Становилось уже совсем темно; я не хотел оставаться в неизвестной обстановке, тем более что задачу свою считал выполненной. Я решил отходить. Собрав своих людей и послав донесение командиру полка, я приказал отходить и корнету Алехину для присоединения ко мне. Неожиданно один из чеченцев заметил шевеление в глубокой яме среди кустов и вскоре извлек оттуда трясущегося от страха мужика с винтовкой. Он был тут же пристрелен. Если, как правило, пленных красноармейцев мы не расстреливали, за исключением жидов, комиссаров и коммунистов, то махновцев расстреливали поголовно, благодаря чему и случаи сдачи с их стороны в плен были чрезвычайно редки. Они дрались упорно, после чего разбегались по домам и, не нося отличительных знаков, легко растворялись среди сочувствующего им населения, выжидая удобного случая, чтобы снова ударить на нас с тыла.
На дороге чеченцами была остановлена крестьянская подвода, на которую были погружены тело убитого всадника и оба раненых, а также седла с убитых лошадей.

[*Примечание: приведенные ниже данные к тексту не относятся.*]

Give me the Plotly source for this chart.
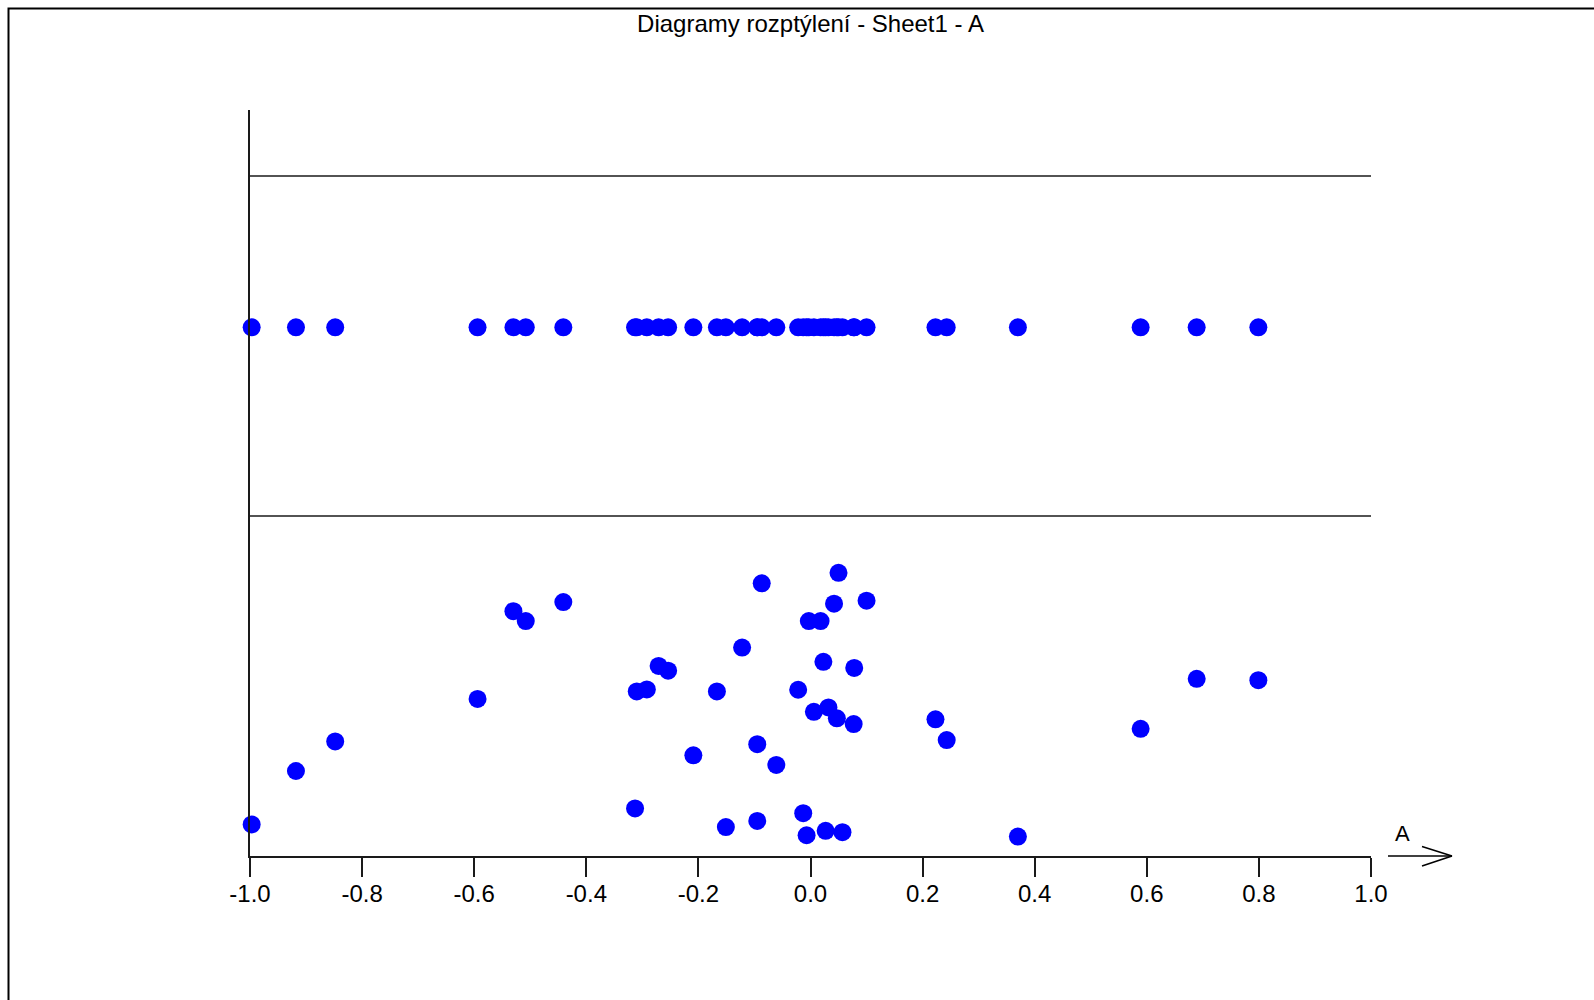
import plotly.graph_objects as go

# ---- data ----
title_text = "Diagramy rozptýlení - Sheet1 - A"
axis_label = "A"

a_values = [
    -0.997, -0.918, -0.848, -0.594, -0.530, -0.508, -0.441, -0.310, -0.292,
    -0.271, -0.254, -0.167, -0.209, -0.313, -0.151,
    -0.087, 0.050, 0.042, 0.100, -0.003, 0.018, -0.122, 0.023, 0.078,
    -0.022, 0.006, 0.032, 0.047, 0.077, -0.095, -0.061, 0.223, 0.243,
    0.589, 0.689, 0.799, -0.095, -0.013, -0.007, 0.027, 0.057, 0.370,
]
jitter = [
    0.093, 0.250, 0.337, 0.462, 0.720, 0.691, 0.747, 0.484, 0.490,
    0.559, 0.545, 0.484, 0.296, 0.140, 0.085,
    0.802, 0.833, 0.742, 0.751, 0.691, 0.691, 0.613, 0.571, 0.553,
    0.489, 0.424, 0.437, 0.405, 0.388, 0.329, 0.268, 0.402, 0.341,
    0.374, 0.521, 0.517, 0.103, 0.126, 0.061, 0.074, 0.070, 0.057,
]
strip_level = 1.555
panel_lines = [1.0, 2.0]
tick_values = [-1.0, -0.8, -0.6, -0.4, -0.2, 0.0, 0.2, 0.4, 0.6, 0.8, 1.0]
tick_labels = ["-1.0", "-0.8", "-0.6", "-0.4", "-0.2", "0.0", "0.2", "0.4", "0.6", "0.8", "1.0"]

# ---- layout geometry (pixels) ----
W, H = 1594, 1000
L, R, T, B = 250, 223, 110, 144
PW, PH = W - L - R, H - T - B

def px_x(px):
    return (px - L) / PW

def px_y(py):
    return (H - B - py) / PH

FONT = "Liberation Sans, Arial, sans-serif"
BLUE = "#0000FF"
LINE = "#1a1a1a"

fig = go.Figure()
fig.add_trace(go.Scatter(
    x=a_values, y=[strip_level] * len(a_values), mode="markers",
    marker=dict(color=BLUE, size=18, line=dict(width=0)),
    showlegend=False, hoverinfo="x", cliponaxis=False,
))
fig.add_trace(go.Scatter(
    x=a_values, y=jitter, mode="markers",
    marker=dict(color=BLUE, size=18, line=dict(width=0)),
    showlegend=False, hoverinfo="x", cliponaxis=False,
))

shapes = []
for yv in panel_lines:
    shapes.append(dict(type="line", xref="x", yref="y", x0=tick_values[0], x1=tick_values[-1],
                       y0=yv, y1=yv, line=dict(color=LINE, width=1.5)))
# outer frame (left and top edges visible)
shapes.append(dict(type="rect", xref="paper", yref="paper",
                   x0=px_x(8.5), x1=px_x(1610), y0=px_y(1015), y1=px_y(8.5),
                   line=dict(color="black", width=2)))
# axis arrow
shapes.append(dict(type="line", xref="paper", yref="paper",
                   x0=px_x(1388), x1=px_x(1452), y0=px_y(856), y1=px_y(856),
                   line=dict(color="black", width=1.5)))
shapes.append(dict(type="line", xref="paper", yref="paper",
                   x0=px_x(1422), x1=px_x(1452), y0=px_y(846.5), y1=px_y(856),
                   line=dict(color="black", width=1.5)))
shapes.append(dict(type="line", xref="paper", yref="paper",
                   x0=px_x(1422), x1=px_x(1452), y0=px_y(866), y1=px_y(856),
                   line=dict(color="black", width=1.5)))

fig.update_layout(
    width=W, height=H,
    margin=dict(l=L, r=R, t=T, b=B, pad=0),
    paper_bgcolor="white", plot_bgcolor="white",
    font=dict(family=FONT, color="black", size=22),
    title=dict(text=title_text, x=0.5, xref="paper", xanchor="center",
               y=1 - 24 / H, yref="container", yanchor="middle",
               font=dict(family=FONT, size=24, color="black")),
    shapes=shapes,
    annotations=[dict(text=axis_label, xref="paper", yref="paper",
                      x=px_x(1402), y=px_y(833), showarrow=False,
                      xanchor="center", yanchor="middle",
                      font=dict(family=FONT, size=22, color="black"))],
    xaxis=dict(range=[-1.0, 1.0], tickmode="array", tickvals=tick_values, ticktext=tick_labels,
               ticks="outside", ticklen=19, tickwidth=1.5, tickcolor=LINE,
               ticklabelstandoff=-4,
               showline=True, linecolor=LINE, linewidth=1.5,
               showgrid=False, zeroline=False,
               tickfont=dict(family=FONT, size=24, color="black")),
    yaxis=dict(range=[0, (H - B - T) / 340.0], showline=True, linecolor=LINE, linewidth=1.5,
               showticklabels=False, ticks="", showgrid=False, zeroline=False),
)

fig.write_html("out.html", config={"displayModeBar": False},
               post_script="document.body.style.margin='0';")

Ночь наступила быстро, и подводчик, который одновременно был и нашим проводником, все время сбивался с дороги. Я начинал опасаться, как бы не набрести в темноте на красных. Проблуждав часа два, мы неожиданно вышли прямо на станцию Зачатьевскую. Тяжелораненый взводный скончался в дороге на подводе; это была большая утрата для эскадрона. Командир полка вышел мне навстречу и после моего доклада благодарил эскадрон за службу и молодецкий вид.
Я был горд за своих людей: чеченцы, несмотря на сильный огонь, держали себя прекрасно, не терялись и в точности исполняли все приказания. Я начинал уже сам себя убеждать и как будто верить, что, держа чеченцев строго в руках и не допуская грабежей, из них можно сделать неплохих солдат; к сожалению, жизнь не замедлила опровергнуть все мои мечтания.
Борьба с грабежами становилась почти непосильной. Грабеж был как бы узаконен всем укладом походной жизни, а также и вороватой природой самого горца. Мы стояли среди богатых, зажиточных крестьян, в большинстве случаев немцев-колонистов, не испытывая никакого недостатка в питании: молока, масла, меду, хлеба — всего было вдоволь, и тем не менее жалобы на кражу домашней птицы не прекращались. В один миг чеченец ловил курицу или гуся, скручивал им голову и прятал свою добычу под бурку. Бывали жалобы и посерьезнее: на подмен лошадей или грабежи, сопровождаемые насилиями или угрозами. Командир полка жестоко карал виновных, но что мог он сделать, когда некоторые из его же ближайших помощников готовы были смотреть на все эти беззакония как на захват военной добычи, столь необходимой для поощрения чеченцев.